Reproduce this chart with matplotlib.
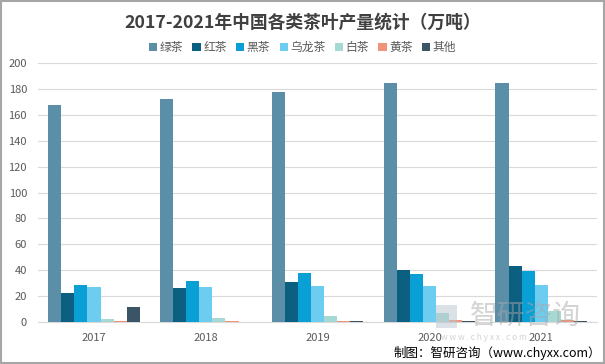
import matplotlib
matplotlib.use("Agg")
import matplotlib.pyplot as plt
import numpy as np
from matplotlib.patches import Rectangle

plt.rcParams['font.family'] = ['Noto Sans CJK SC', 'DejaVu Sans']

years = ["2017", "2018", "2019", "2020", "2021"]
series_names = ["绿茶", "红茶", "黑茶", "乌龙茶", "白茶", "黄茶", "其他"]
green_tea = [167.6, 172.2, 177.3, 184.3, 184.9]
black_tea_red = [22.1, 26.2, 30.7, 40.4, 43.5]
dark_tea = [28.6, 31.9, 37.8, 37.3, 39.7]
oolong_tea = [27.1, 27.1, 27.6, 27.8, 28.7]
white_tea = [2.6, 3.4, 5.0, 7.3, 8.2]
yellow_tea = [0.9, 1.0, 0.9, 1.2, 1.3]
other_tea = [11.5, 0.0, 1.0, 0.6, 0.5]
colors = ["#5b8fa8", "#0b5f80", "#0aa0d6", "#6dcdf0", "#a7d9d4", "#ef9478", "#3b5566"]

all_series = [green_tea, black_tea_red, dark_tea, oolong_tea, white_tea, yellow_tea, other_tea]

fig = plt.figure(figsize=(6.05, 3.64), dpi=100)
ax = fig.add_axes([0.063, 0.1154, 0.924, 0.7115])

x = np.arange(len(years))
w = 0.117
for i, (vals, name, c) in enumerate(zip(all_series, series_names, colors)):
    ax.bar(x + (i - 3) * w, vals, w, color=c, label=name, zorder=3)

ax.set_xlim(-0.5, 4.5)
ax.set_ylim(0, 200)
ax.set_yticks(range(0, 201, 20))
ax.set_xticks(x)
ax.set_xticklabels(years)
ax.yaxis.grid(True, color="#d9d9d9", linewidth=0.8, zorder=0)
for s in ["top", "right", "left"]:
    ax.spines[s].set_visible(False)
ax.spines["bottom"].set_color("#d9d9d9")
ax.tick_params(axis="both", length=0, labelsize=8, colors="#595959", pad=8)

fig.text(0.5, 0.937, "2017-2021年中国各类茶叶产量统计（万吨）", ha="center", va="center",
         fontsize=12.8, fontweight="bold", color="#404040")
fig.legend(loc="center", bbox_to_anchor=(0.5, 0.87), ncol=7, frameon=False,
           fontsize=8.5, handlelength=0.7, handleheight=0.7, handletextpad=0.2,
           columnspacing=0.8, labelcolor="#595959")

# watermark
fig.text(0.868, 0.132, "智研咨询", ha="center", va="center", fontsize=20,
         color="#a8a8a8", alpha=0.5, zorder=10)
fig.text(0.8, 0.074, "w w w . c h y x x . c o m", ha="center", va="center",
         fontsize=6, color="#a8a8a8", alpha=0.5, zorder=10)
fig.patches.append(Rectangle((0.72, 0.1), 0.035, 0.062, transform=fig.transFigure,
                             facecolor="#b8c6d0", alpha=0.5, zorder=10))

fig.text(0.993, 0.03, "制图：智研咨询（www.chyxx.com）", ha="right", va="center",
         fontsize=9, color="#000000")

fig.patches.append(Rectangle((0.001, 0.002), 0.997, 0.995, transform=fig.transFigure,
                             fill=False, edgecolor="#a6a6a6", linewidth=1.5))

fig.savefig("out.png", dpi=100)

# Set task
Go from the first line of the listing to the line holding "plt.rcParams['font.family'] = ['Noto" and, please, transcribe those lines exactly, both included, with no pictures.

# Solution to the exercise
Reproduce this chart with matplotlib.
import matplotlib
matplotlib.use("Agg")
import matplotlib.pyplot as plt
import numpy as np
from matplotlib.patches import Rectangle

plt.rcParams['font.family'] = ['Noto Sans CJK SC', 'DejaVu Sans']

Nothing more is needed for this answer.